Fog poses a life-threatening challenge to the travelling public. To help address this problem, we investigated the feasibility of developing fog prediction software to provide early warning alerts to Highway’s England to help improve road safety and save the capital costs involved in installing a widespread roadside sensor network.
Through workshops with Highway’s England staff and visits to the regional network control centre, we developed the technical scope for the feasibility study. This was followed by an extensive data gathering exercise to bring together the different forms of data pertaining to the M40 motorway network area which formed the basis for the analysis.
Data included network road sensors, CCTV camera, satellite data and relevant meteorological information. On top of this we spent time reviewing technical literature on previous attempts to predict fog using different data sources and how appropriate they were given the spatial and temporal specifications needed for a solution to be utilised by Highway’s England.
Modelling work was undertaken using a combination of different analytical techniques. A comparison of COBS fog messages with weather station data, CCTV and traffic flow data suggest that these data provide a promising basis for the development an improved fog prediction system. In particular, it was discovered that a potential ‘fog signature’ in the data could form the basis of a future machine learning system (see image below). Visibility measurements also showed potential for alerting drivers to the risk of fog several hours before it can be reported by officers on the road.
The project demonstrated that advances in data fusion provide a ready-made framework for the development of a data intensive ‘intelligent’ fog prediction system using machine learning to provide early warning alerts well in advance of likely reporting times provided by traffic officers on the network. This intelligent system for fog prediction implemented ‘by software’ as opposed to installing roadside equipment would be universally deployable and would offer the potential for improving safety and reducing the operational costs required to maintain and service new roadside hardware.

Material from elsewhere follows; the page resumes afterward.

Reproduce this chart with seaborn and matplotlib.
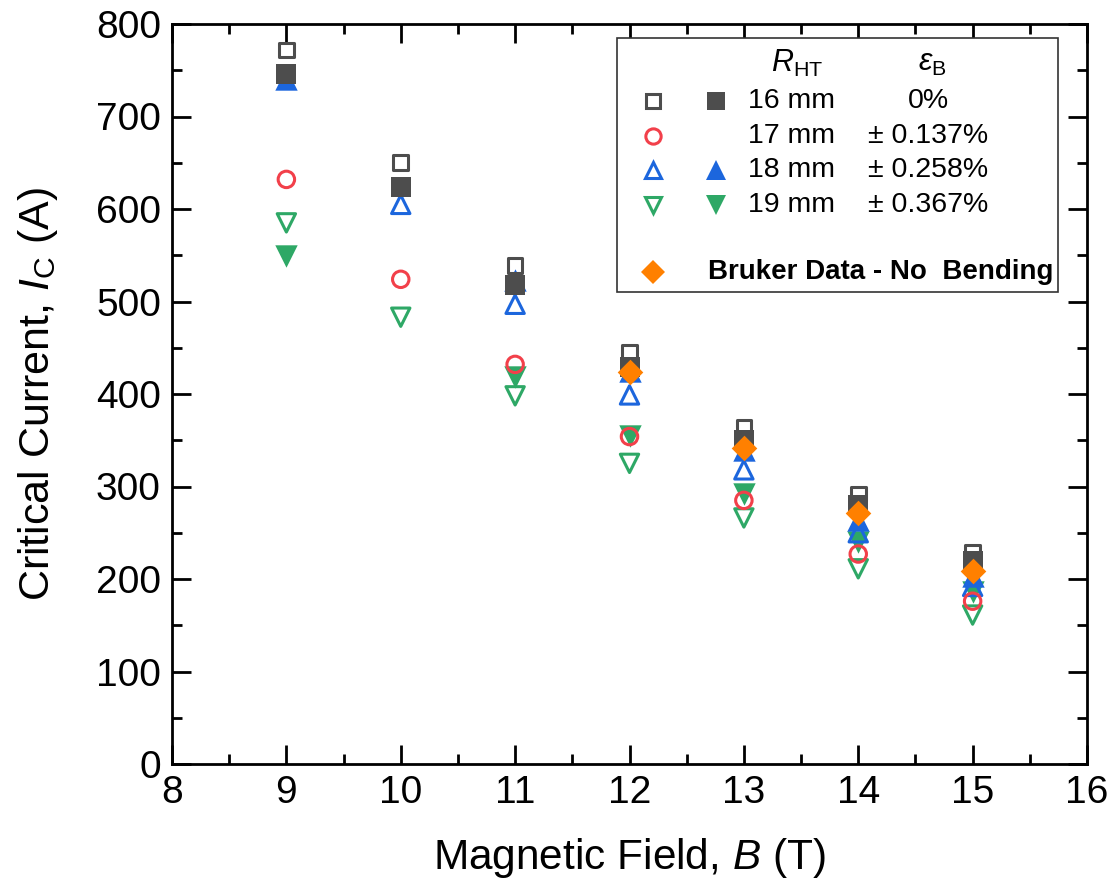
import numpy as np
import matplotlib
matplotlib.use("Agg")
import matplotlib.pyplot as plt
import seaborn as sns
from matplotlib.lines import Line2D
from matplotlib.patches import Rectangle
from matplotlib.ticker import MultipleLocator

# ---------------- data ----------------
field = [9, 10, 11, 12, 13, 14, 15]
nan = np.nan
r16_open = [772, 650, 539, 445, 364, 292, 229]
r16_filled = [746, 624, 518, 429, 350, 280, 220]
r17_open = [632, 524, 432, 354, 285, 227, 176]
r18_open = [nan, 605, 497, 399, 318, 250, 192]
r18_filled = [741, nan, 523, 425, 340, 264, 203]
r19_open = [585, 483, 398, 325, 266, 211, 161]
r19_filled = [549, nan, 418, 355, 292, 240, 186]
bruker_field = [12, 13, 14, 15]
bruker = [424, 342, 271, 209]

legend_radius = ["16 mm", "17 mm", "18 mm", "19 mm"]
legend_strain = ["0%", "\u00b1 0.137%", "\u00b1 0.258%", "\u00b1 0.367%"]

# ---------------- style ----------------
sns.set_theme(style="ticks")
plt.rcParams['font.family'] = ['Liberation Sans', 'DejaVu Sans']
plt.rcParams['mathtext.fontset'] = 'custom'
plt.rcParams['mathtext.rm'] = 'Liberation Sans'
plt.rcParams['mathtext.it'] = 'Liberation Sans:italic'
plt.rcParams['mathtext.bf'] = 'Liberation Sans:bold'
for k in ['text.color', 'axes.labelcolor', 'xtick.color', 'ytick.color', 'axes.edgecolor']:
    plt.rcParams[k] = 'black'

GRAY = '#4d4d4d'
RED = '#f2404a'
BLUE = '#1c66dd'
GREEN = '#2ea866'
ORANGE = '#ff8000'

fig = plt.figure(figsize=(11.16, 8.91), dpi=100)
ax = fig.add_axes([172/1116, 1-764/891, (1087-172)/1116, (764-24)/891])

def draw(x, y, marker, color, filled, size, z):
    if filled:
        sns.scatterplot(x=x, y=y, marker=marker, s=size, color=color,
                        edgecolor=color, linewidth=0, ax=ax, zorder=z, legend=False)
    else:
        sns.scatterplot(x=x, y=y, marker=marker, s=size, facecolors='none',
                        edgecolor=color, linewidth=2.2, ax=ax, zorder=z, legend=False)

draw(field, r19_filled, 'v', GREEN, True, 260, 3)
draw(field, r18_filled, '^', BLUE, True, 260, 3.1)
draw(field, r19_open, 'v', GREEN, False, 175, 3.2)
draw(field, r18_open, '^', BLUE, False, 175, 3.3)
draw(field, r17_open, 'o', RED, False, 140, 3.4)
draw(field, r16_open, 's', GRAY, False, 110, 3.5)
draw(field, r16_filled, 's', GRAY, True, 190, 3.6)
draw(bruker_field, bruker, 'D', ORANGE, True, 170, 3.7)

ax.set_xlim(8, 16)
ax.set_ylim(0, 800)
ax.xaxis.set_major_locator(MultipleLocator(1))
ax.xaxis.set_minor_locator(MultipleLocator(0.5))
ax.yaxis.set_major_locator(MultipleLocator(100))
ax.yaxis.set_minor_locator(MultipleLocator(50))
ax.tick_params(which='both', direction='in', top=True, right=True,
               labeltop=False, labelright=False, width=2, color='black')
ax.tick_params(which='major', length=14, labelsize=28, pad=8)
ax.tick_params(which='minor', length=7)
for s in ax.spines.values():
    s.set_linewidth(2)
    s.set_color('black')
    s.set_visible(True)

ax.set_xlabel('Magnetic Field, $B$ (T)', fontsize=30.5, labelpad=18)
ax.set_ylabel('Critical Current, $I_{\\mathrm{C}}$ (A)', fontsize=31, labelpad=26)

# ---------------- custom legend ----------------
def axc(px, py):
    return ((px - 172) / 915, (764 - py) / 740)

x0, y0 = axc(617, 292)
x1, y1 = axc(1058, 38)
ax.add_patch(Rectangle((x0, y0), x1 - x0, y1 - y0, transform=ax.transAxes,
                       facecolor='white', edgecolor='#333333', linewidth=1.2, zorder=5))

hx, hy = axc(797, 63)
ax.text(hx, hy, r'$R_{\mathrm{HT}}$', transform=ax.transAxes, fontsize=22,
        ha='center', va='center', zorder=6)
ex, ey = axc(932, 63)
ax.text(ex, ey, r'$\varepsilon_{\mathrm{B}}$', transform=ax.transAxes, fontsize=22,
        ha='center', va='center', zorder=6)

rows_py = [101, 136, 170, 205]
open_specs = [('s', GRAY, 9.5), ('o', RED, 11), ('^', BLUE, 12), ('v', GREEN, 12)]
filled_specs = [('s', GRAY, 12.5), None, ('^', BLUE, 15), ('v', GREEN, 15)]
for i, py in enumerate(rows_py):
    mx, my = axc(653, py)
    m, c, ms = open_specs[i]
    ax.add_line(Line2D([mx], [my], marker=m, markersize=ms, markerfacecolor='none',
                       markeredgecolor=c, markeredgewidth=2.2, linestyle='none',
                       transform=ax.transAxes, zorder=6))
    if filled_specs[i] is not None:
        fx, fy = axc(716, py)
        m, c, ms = filled_specs[i]
        ax.add_line(Line2D([fx], [fy], marker=m, markersize=ms, markerfacecolor=c,
                           markeredgecolor=c, markeredgewidth=0, linestyle='none',
                           transform=ax.transAxes, zorder=6))
    tx, ty = axc(748, py)
    ax.text(tx, ty, legend_radius[i], transform=ax.transAxes, fontsize=20.5,
            ha='left', va='center', zorder=6)
    sx, sy = axc(928, py)
    ax.text(sx, sy, legend_strain[i], transform=ax.transAxes, fontsize=20.5,
            ha='center', va='center', zorder=6)

bx, by = axc(653, 272)
ax.add_line(Line2D([bx], [by], marker='D', markersize=12, markerfacecolor=ORANGE,
                   markeredgecolor=ORANGE, markeredgewidth=0, linestyle='none',
                   transform=ax.transAxes, zorder=6))
btx, bty = axc(708, 272)
ax.text(btx, bty, 'Bruker Data - No  Bending', transform=ax.transAxes, fontsize=20,
        fontweight='bold', ha='left', va='center', zorder=6)

fig.savefig('out.png', dpi=100)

It was a great pleasure to work with the IEA, both in terms of the intellectual depth of the conversations, and the positive business spirit of ‘making it happen’. Throughout the project we met numerous times, including in Highways England control rooms, which really helped foster a partnership and mutual understanding. As the analysis progressed, it became clear that the idea would work, as traffic flow patterns became very different when it was foggy, leading to a ‘fog signature’ which could be used to proactively activate fog warning signs and action plans. I would like to thank everyone at IEA for their great enthusiasm and dedication, without which nothing would have happened.